Those on PSN who still doubt that interimperialist rivalries, primarily over oil, and all of the geopolitical wrangling over investments and profits, exploration and drilling rights, refineries and pipelines, marketing, and reinvestment of petrodollars are not at the heart of US policy in Afghanistan, should consider this article from the October 24, 2001, London Telegraph. In combination with reports in the October 27, 2001, LA Times that the US government decided to support the Northern Alliance in June of 2001, it strongly suggests that the War on Terrorism is a timely and convenient public rationale for the oil agenda.
Dick Platkin
By Ben Aris in Moscow and Ahmed Rashid in Lahore (Filed: 24/10/2001)
FOR all the talk of international alliances and the future of Afghanistan, the real concern for Moscow in Central Asia is cementing its control of the oil supply and the successful conclusion of the modern Great Game. Since the fall of the Iron Curtain, Russia has kept Central Asia's huge oil and gas reserves bottled up by restricting access to export pipelines, all of which run over Russian territory. America has been pushing alternative pipeline projects out of the region that do not run over Russian soil.
One of the major reasons that Washington supported the Taliban between 1994 and 1997 was the attempt by the US oil giant Unocal to build a gas pipeline from Turkmenistan, through Taliban-controlled southern Afghanistan, to Pakistan and the Gulf.
At the time America and Unocal hoped that the Taliban would swiftly conquer the country. Kazakhstan and Turkmenistan have some of the largest reserves of oil and gas in the world, but Russia cut them off from international markets as all their export pipelines run over Russian territory.
The Kremlin is still nervous, however, about giving America the opportunity to increase its influence in Central Asia. After a decade of grandiose promises by international oil companies for an oil pipeline failed to materialise, Kazakhstan has thrown in its lot with the Russians. The Caspian Pipeline Consortium line is the first big one to be built since the fall of the Soviet Union.
Led by Chevron, CPC brought together the governments of Kazakhstan, Russia and Oman, as well as several other oil companies, to raise £1.7 billion of financing. The petrodollar taps are opening for the Central Asian republics which, despite their huge reserves, have been wallowing in economic misery for much of the past decade. Russia will also do well out of the pipeline. Most of the 1,150-mile route runs across Russian territory. It is expected to earn Russia £28 billion over 30 years. The war in Afghanistan may have ended America's ambitions in the area as a quid pro quo for Russia's co-operation in the US-led campaign.

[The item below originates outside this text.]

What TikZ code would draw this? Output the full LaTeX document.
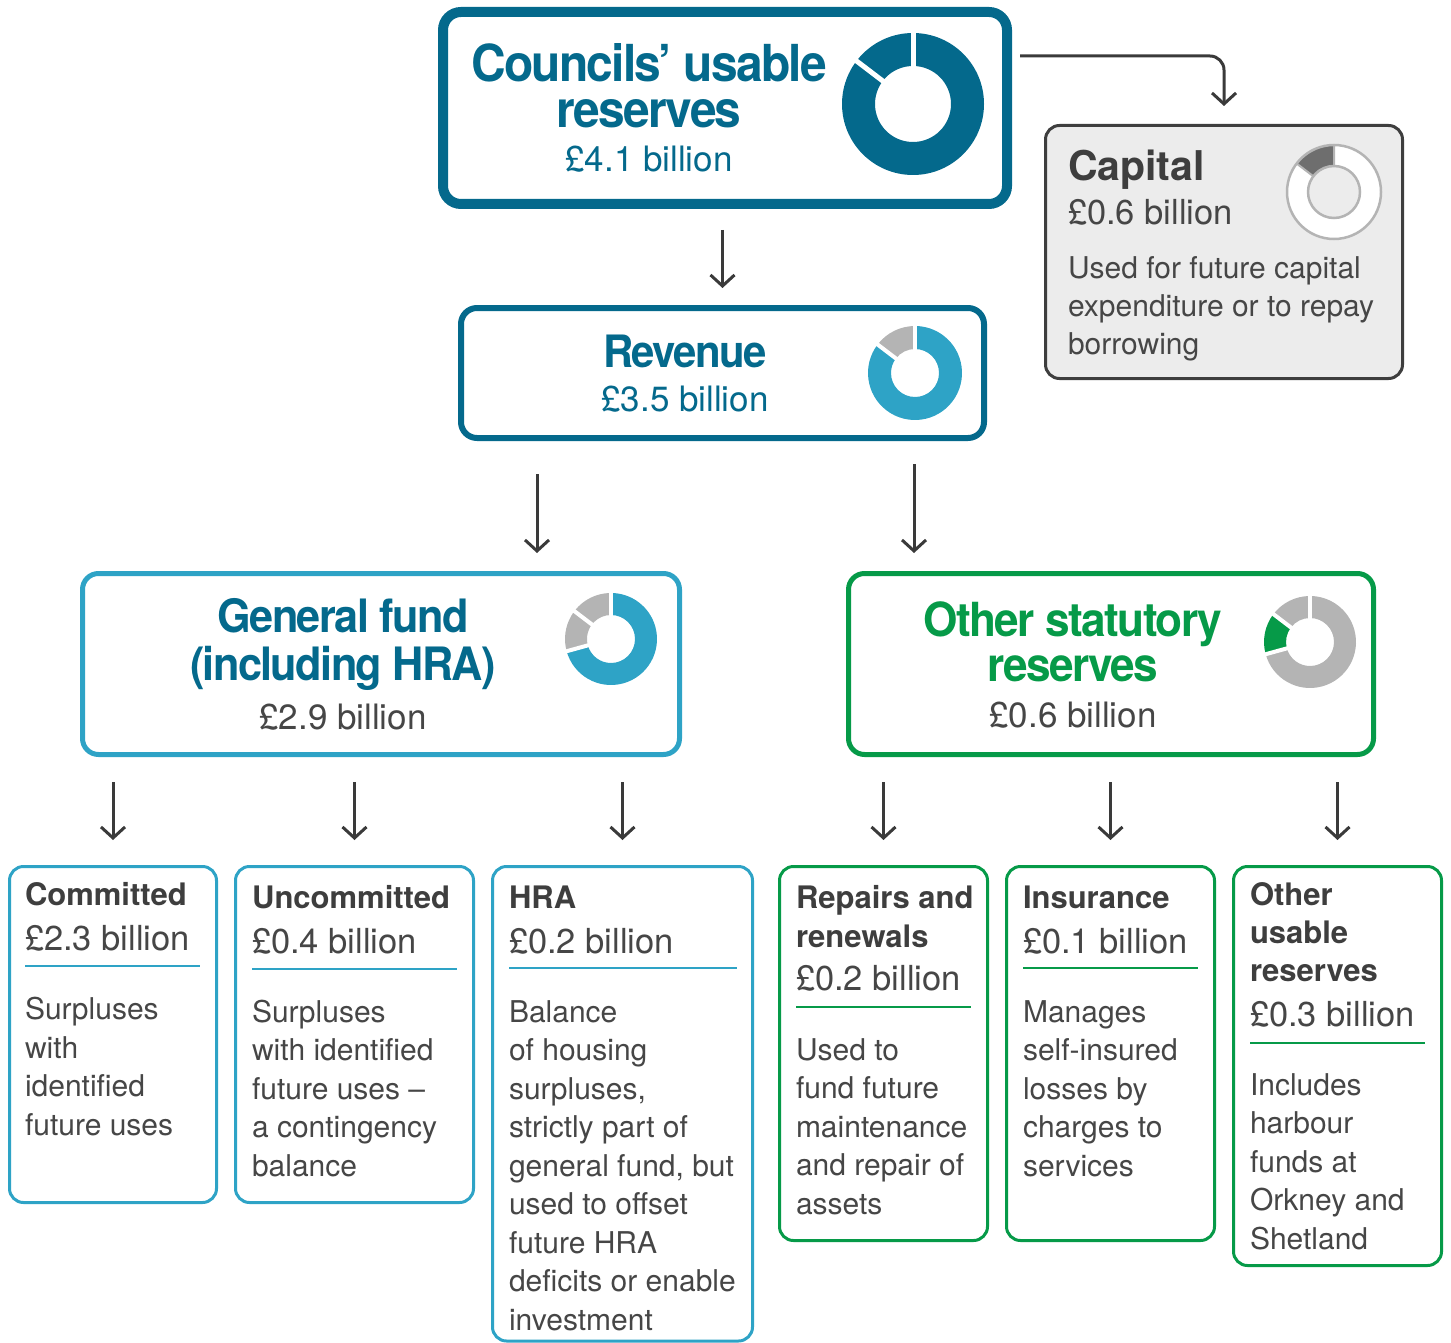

But when peace and a stable government eventually comes to Kabul, US oil companies will be looking closely at Afghanistan because it offers the shortest route to the Gulf for Central Asia's vast quantities of untapped oil and gas. They have invested US$30 billion (£20 billion) in developing oil and gas fields in Kazakhstan, Turkmenistan, Uzbekistan and Azerbaijan, but exporting to the West involves lengthy and expensive pipelines. American companies are barred from building pipelines through Iran, and are reluctant to build them through Russia.
Washington is now proposing a US$3 billion pipeline from Azerbaijan, on the Caspian Sea, through Georgia to Turkey's Mediterranean coast - a lengthy and expensive project that will put huge transport costs to every barrel of Central Asian oil that reaches Europe. US companies could build a similar pipeline from Central Asia through Afghanistan to Karachi at half the cost, if the next Afghan government can guarantee its security. Russia fears that is exactly what the Americans want and, now that US troops are based in Tajikistan and Uzbekistan, they will establish a permanent presence and not leave. America has pledged to "consult" in the event of a direct threat to the security or territorial integrity of Uzbekistan, wording that has increased suspicions in Moscow that American troops will stay in its Central Asian backyard after the shooting in Afghanistan is over.
Ahmed Rashid is author of Taliban: Islam, Oil and the New Great Game in Central Asia.